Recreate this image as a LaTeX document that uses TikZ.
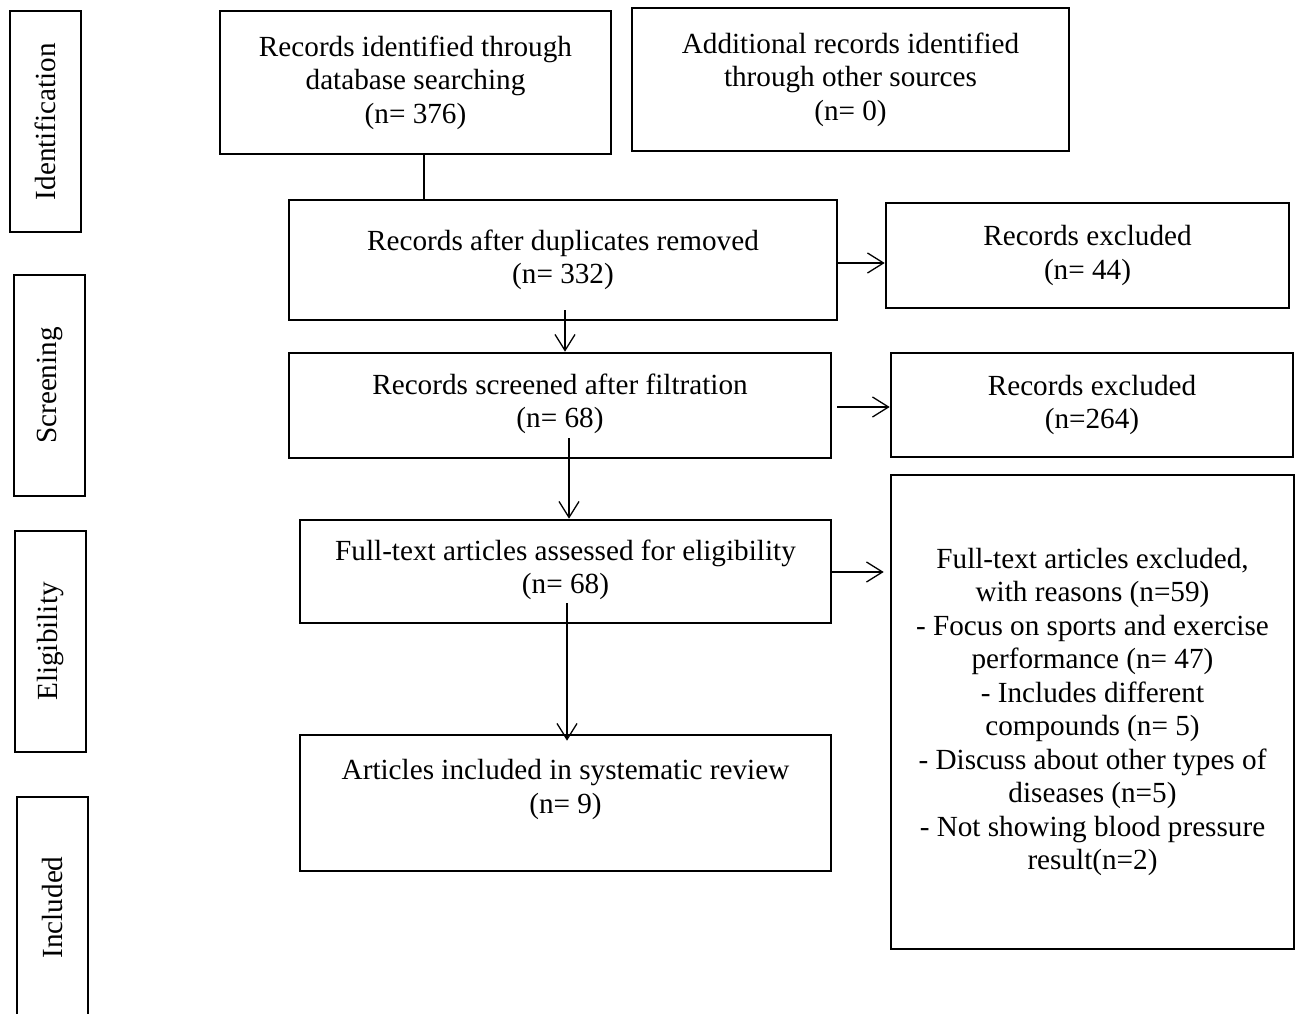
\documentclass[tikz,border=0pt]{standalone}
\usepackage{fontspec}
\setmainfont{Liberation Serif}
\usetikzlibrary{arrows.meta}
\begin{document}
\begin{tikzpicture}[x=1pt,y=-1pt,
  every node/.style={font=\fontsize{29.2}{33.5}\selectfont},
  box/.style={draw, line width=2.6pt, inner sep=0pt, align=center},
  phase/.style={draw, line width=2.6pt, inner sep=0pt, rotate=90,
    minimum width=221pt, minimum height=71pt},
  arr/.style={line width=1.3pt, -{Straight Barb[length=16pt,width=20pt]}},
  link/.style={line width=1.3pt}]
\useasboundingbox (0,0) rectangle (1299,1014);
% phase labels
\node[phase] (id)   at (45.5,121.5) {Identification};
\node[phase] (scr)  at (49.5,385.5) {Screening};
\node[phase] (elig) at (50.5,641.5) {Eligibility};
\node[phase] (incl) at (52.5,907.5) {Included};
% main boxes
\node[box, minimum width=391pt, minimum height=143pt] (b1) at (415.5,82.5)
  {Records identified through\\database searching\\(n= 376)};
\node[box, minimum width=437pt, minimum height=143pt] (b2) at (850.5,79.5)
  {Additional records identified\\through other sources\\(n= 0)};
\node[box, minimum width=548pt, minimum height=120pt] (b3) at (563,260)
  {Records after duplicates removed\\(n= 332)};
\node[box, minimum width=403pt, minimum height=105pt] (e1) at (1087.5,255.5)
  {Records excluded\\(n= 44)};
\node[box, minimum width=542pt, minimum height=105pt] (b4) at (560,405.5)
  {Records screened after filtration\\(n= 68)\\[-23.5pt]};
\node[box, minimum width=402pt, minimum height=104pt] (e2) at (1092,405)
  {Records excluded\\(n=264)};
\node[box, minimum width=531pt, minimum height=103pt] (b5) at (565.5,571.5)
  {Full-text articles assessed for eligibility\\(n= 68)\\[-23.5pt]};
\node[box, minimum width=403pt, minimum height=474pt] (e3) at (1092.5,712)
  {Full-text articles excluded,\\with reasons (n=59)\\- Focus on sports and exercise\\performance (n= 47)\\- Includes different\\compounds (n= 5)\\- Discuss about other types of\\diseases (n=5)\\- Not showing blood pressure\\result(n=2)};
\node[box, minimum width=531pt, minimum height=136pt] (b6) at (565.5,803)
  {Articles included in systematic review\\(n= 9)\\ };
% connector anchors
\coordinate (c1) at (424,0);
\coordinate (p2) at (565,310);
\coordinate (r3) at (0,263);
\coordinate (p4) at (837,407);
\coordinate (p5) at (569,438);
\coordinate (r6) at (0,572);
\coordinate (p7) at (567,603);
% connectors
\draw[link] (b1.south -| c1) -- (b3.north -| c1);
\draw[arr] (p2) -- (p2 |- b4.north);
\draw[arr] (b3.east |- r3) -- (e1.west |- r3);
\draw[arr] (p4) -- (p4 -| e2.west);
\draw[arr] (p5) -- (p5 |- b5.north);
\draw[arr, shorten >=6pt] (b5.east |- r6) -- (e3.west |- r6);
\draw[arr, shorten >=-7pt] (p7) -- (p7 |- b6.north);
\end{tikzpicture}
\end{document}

= = = = =

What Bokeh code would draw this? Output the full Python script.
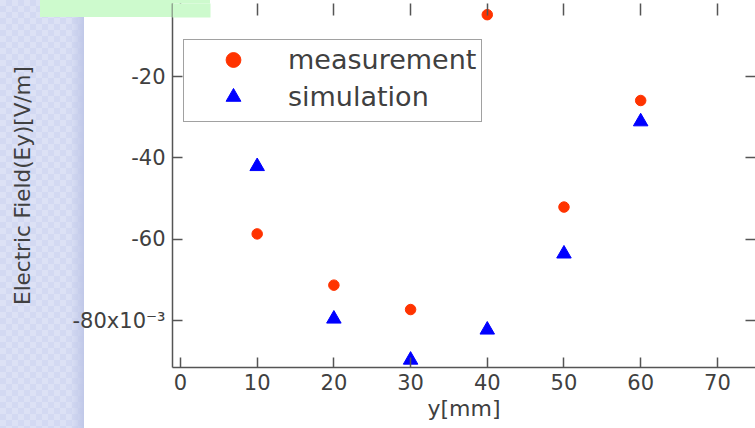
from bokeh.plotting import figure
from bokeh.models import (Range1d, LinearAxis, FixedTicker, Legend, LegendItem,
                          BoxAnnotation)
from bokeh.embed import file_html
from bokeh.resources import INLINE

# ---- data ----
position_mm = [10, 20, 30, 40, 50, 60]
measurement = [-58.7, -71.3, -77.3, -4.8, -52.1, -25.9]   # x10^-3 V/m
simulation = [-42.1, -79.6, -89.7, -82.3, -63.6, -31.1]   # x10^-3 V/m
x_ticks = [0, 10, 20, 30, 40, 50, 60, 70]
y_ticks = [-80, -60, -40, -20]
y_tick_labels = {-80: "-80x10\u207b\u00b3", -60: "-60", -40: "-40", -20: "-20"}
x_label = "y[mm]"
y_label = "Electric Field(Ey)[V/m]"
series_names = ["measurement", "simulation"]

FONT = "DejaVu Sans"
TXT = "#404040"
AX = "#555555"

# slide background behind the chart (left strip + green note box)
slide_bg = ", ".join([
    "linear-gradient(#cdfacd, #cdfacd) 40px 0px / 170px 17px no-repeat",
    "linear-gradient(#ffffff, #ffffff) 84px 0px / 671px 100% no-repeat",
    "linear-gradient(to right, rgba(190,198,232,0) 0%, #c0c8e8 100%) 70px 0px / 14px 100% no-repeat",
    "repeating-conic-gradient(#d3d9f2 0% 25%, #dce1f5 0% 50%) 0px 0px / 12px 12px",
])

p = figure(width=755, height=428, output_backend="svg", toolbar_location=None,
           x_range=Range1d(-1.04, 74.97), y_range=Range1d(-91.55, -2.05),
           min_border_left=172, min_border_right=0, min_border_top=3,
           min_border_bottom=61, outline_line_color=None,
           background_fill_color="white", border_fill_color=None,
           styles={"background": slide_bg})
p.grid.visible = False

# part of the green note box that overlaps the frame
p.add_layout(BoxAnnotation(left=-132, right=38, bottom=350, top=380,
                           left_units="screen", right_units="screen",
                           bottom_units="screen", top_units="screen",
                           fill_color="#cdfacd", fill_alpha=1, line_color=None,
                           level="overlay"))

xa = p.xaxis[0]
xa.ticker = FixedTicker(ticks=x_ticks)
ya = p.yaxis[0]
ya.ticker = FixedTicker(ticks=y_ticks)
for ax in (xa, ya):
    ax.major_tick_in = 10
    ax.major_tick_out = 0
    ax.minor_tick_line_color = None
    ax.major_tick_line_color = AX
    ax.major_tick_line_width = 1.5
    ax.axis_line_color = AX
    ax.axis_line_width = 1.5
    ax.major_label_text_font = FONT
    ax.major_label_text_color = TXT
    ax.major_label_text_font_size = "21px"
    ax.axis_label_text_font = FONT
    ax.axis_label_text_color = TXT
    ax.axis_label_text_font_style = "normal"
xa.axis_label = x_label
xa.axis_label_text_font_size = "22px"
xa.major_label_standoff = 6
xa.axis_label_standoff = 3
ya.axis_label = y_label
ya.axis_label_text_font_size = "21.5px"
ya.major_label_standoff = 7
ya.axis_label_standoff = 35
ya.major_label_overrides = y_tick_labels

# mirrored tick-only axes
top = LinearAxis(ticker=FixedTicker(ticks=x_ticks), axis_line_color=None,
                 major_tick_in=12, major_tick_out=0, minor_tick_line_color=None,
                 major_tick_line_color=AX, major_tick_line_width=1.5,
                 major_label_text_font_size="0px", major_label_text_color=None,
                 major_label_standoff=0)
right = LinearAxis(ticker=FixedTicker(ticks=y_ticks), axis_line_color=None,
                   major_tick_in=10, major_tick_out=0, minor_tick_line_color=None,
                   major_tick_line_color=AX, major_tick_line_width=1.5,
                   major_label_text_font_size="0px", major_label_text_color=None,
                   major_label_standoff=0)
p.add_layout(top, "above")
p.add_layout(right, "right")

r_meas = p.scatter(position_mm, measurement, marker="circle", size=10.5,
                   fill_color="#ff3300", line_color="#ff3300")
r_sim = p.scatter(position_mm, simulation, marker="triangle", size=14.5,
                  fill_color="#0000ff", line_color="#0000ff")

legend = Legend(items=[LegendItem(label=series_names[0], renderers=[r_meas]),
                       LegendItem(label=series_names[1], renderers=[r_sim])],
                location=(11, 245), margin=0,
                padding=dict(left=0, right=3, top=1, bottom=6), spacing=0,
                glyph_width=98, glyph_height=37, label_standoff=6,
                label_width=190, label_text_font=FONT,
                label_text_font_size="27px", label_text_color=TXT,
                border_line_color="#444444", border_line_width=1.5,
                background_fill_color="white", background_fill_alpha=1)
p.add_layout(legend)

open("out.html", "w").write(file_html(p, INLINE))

= = = = =

→ WHAT IS ASKED: A number is the only answer here: how many lines of the material above contain "draw"?

→ EXERCISE SOLUTION: 10